While hardly a surprise in a country in which the military recently seized control of the water supply as the local infrastructure collapses, what is going on to the price of money in this former socialist paradise is simply stunning and is set to put even the Weimar Republic and Zimbabwe to shame.
In June, Venezuela's annual inflation hit 46,305% the opposition-controlled congress said on Monday, as the crisis-stricken nation’s hyperinflation continues to accelerate amid a broader economic collapse even as president Maduro refuses to make any structural changes to the nation which boasts the world's largest petroleum reserves.
To be sure, the number is not official as Maduro's government stopped publishing economic indicators nearly three years ago the country's economic system started falling apart, making opposition legislators the only source of such figures. This makes it virtually impossible to visualize the inflationary trend, although Bloomberg's Cafe Con Leche index sit at a roughly comparable level of 43,478%. More absurdly, annualizing the last three months of data, paints an even more dismal picture: inflation of 482,153%.

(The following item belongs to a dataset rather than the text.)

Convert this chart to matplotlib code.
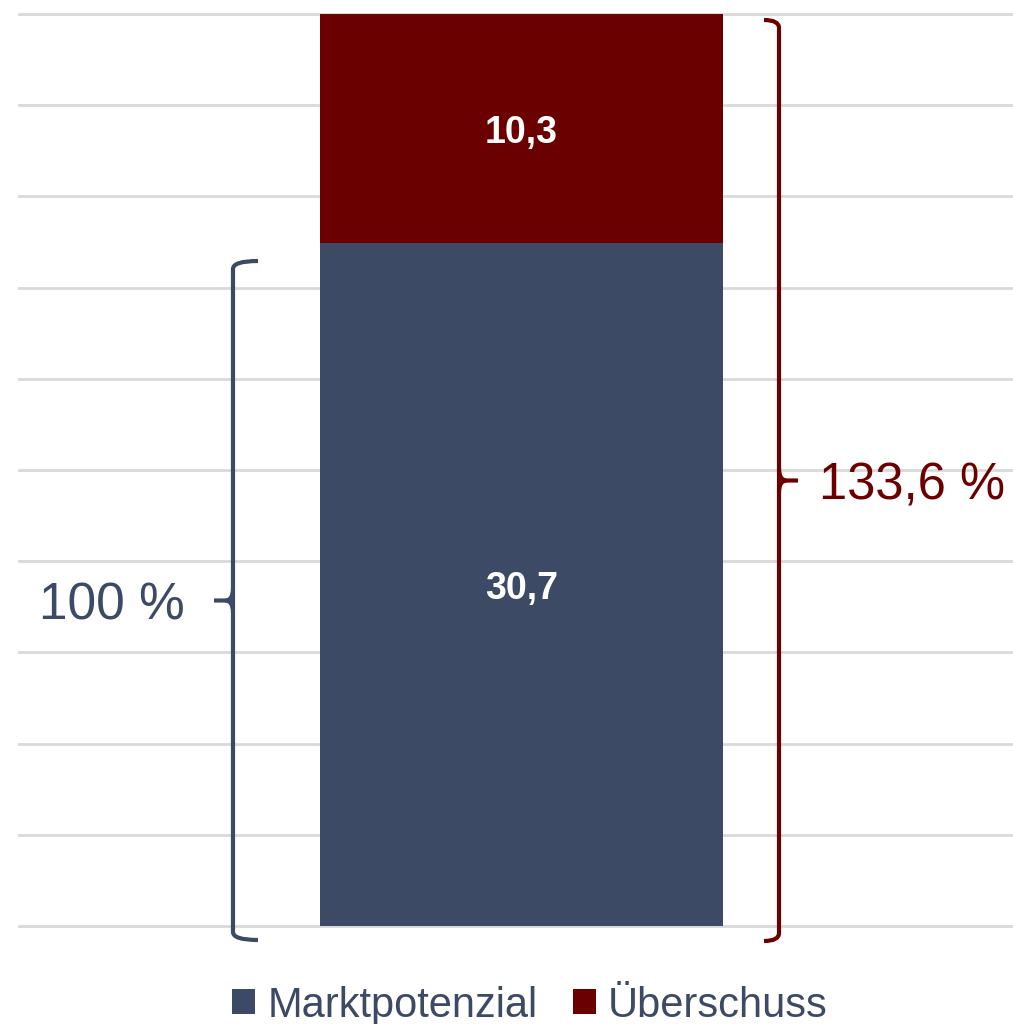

Looking at just the past month, Reuters reports that June inflation accelerated to 128.4%, the fastest this year, from 110.1% in May, according to opposition legislator Angel Alvarado. Even more shocking, food prices rose by 183% in June.
"It is by far the worst hyperinflation suffered by a Latin American country," Alvarado said in an interview.

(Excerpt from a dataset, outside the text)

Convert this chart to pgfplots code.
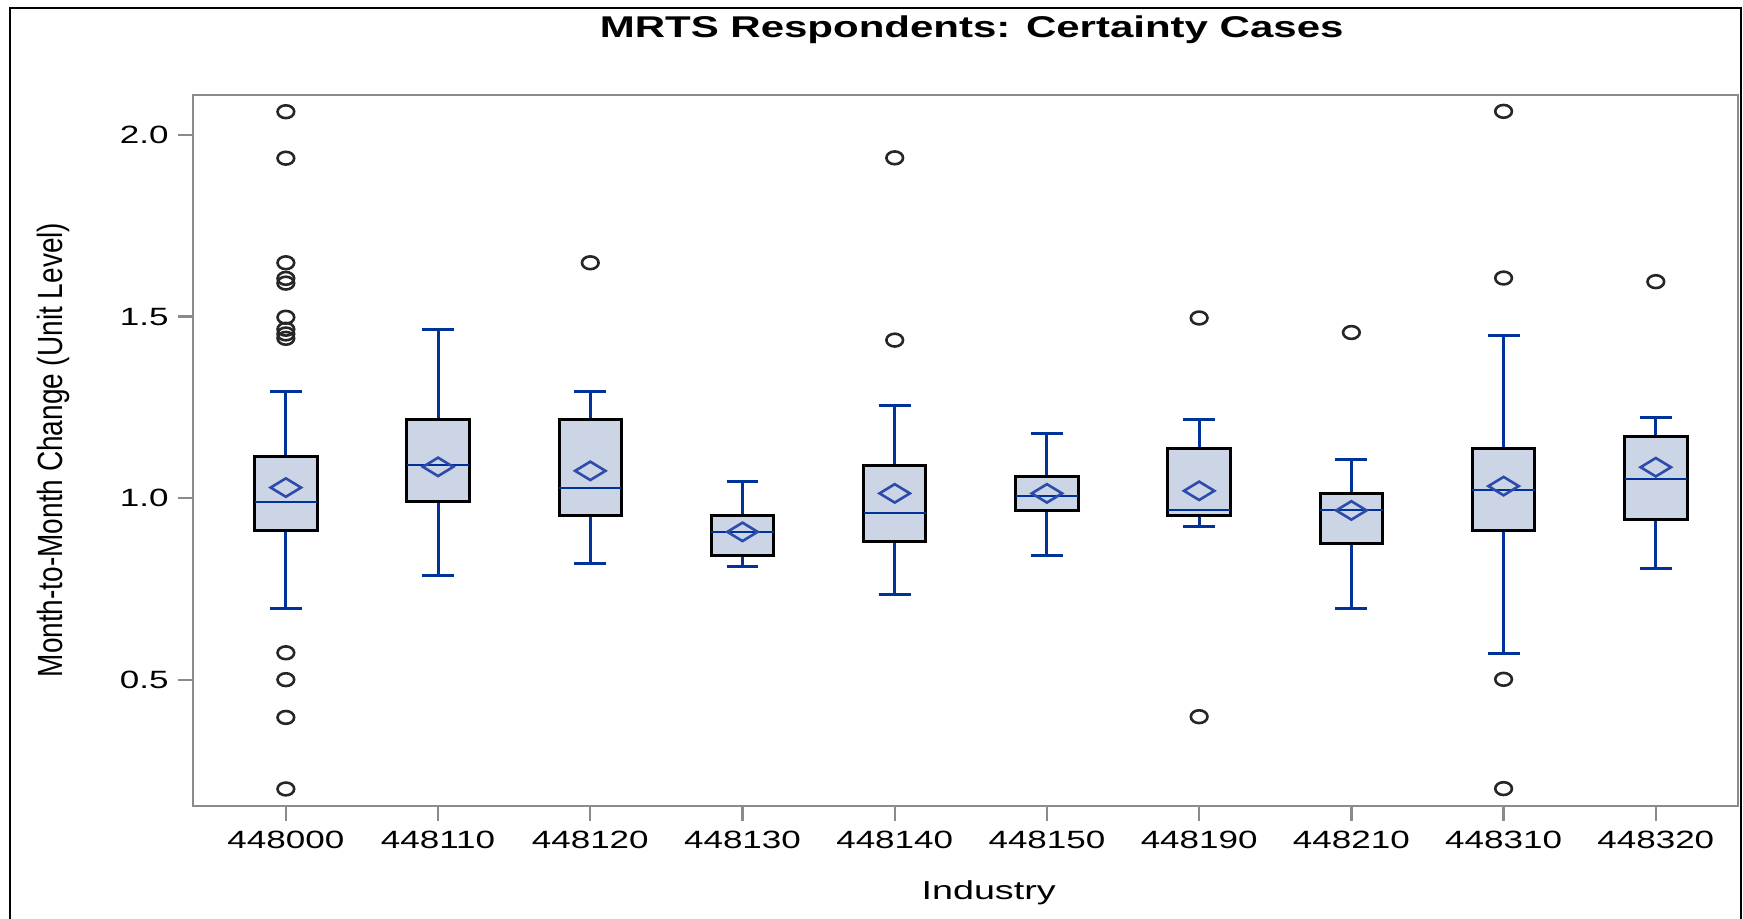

Putting this inflation in monetary equivalents, one million bolivars is currently the equivalent of a mere 29 cents.
Maduro, who was reelected in May in a vote that virtually all foreign observes described as rigged, promised to take measures to improve the situation. So far he has failed to do so, and instead insists that the problems are the result of an “economic war” led by the opposition business leaders who arbitrarily raise prices. There was no mention that this is the inevitable outcome of a corrupt government controlling all means of production.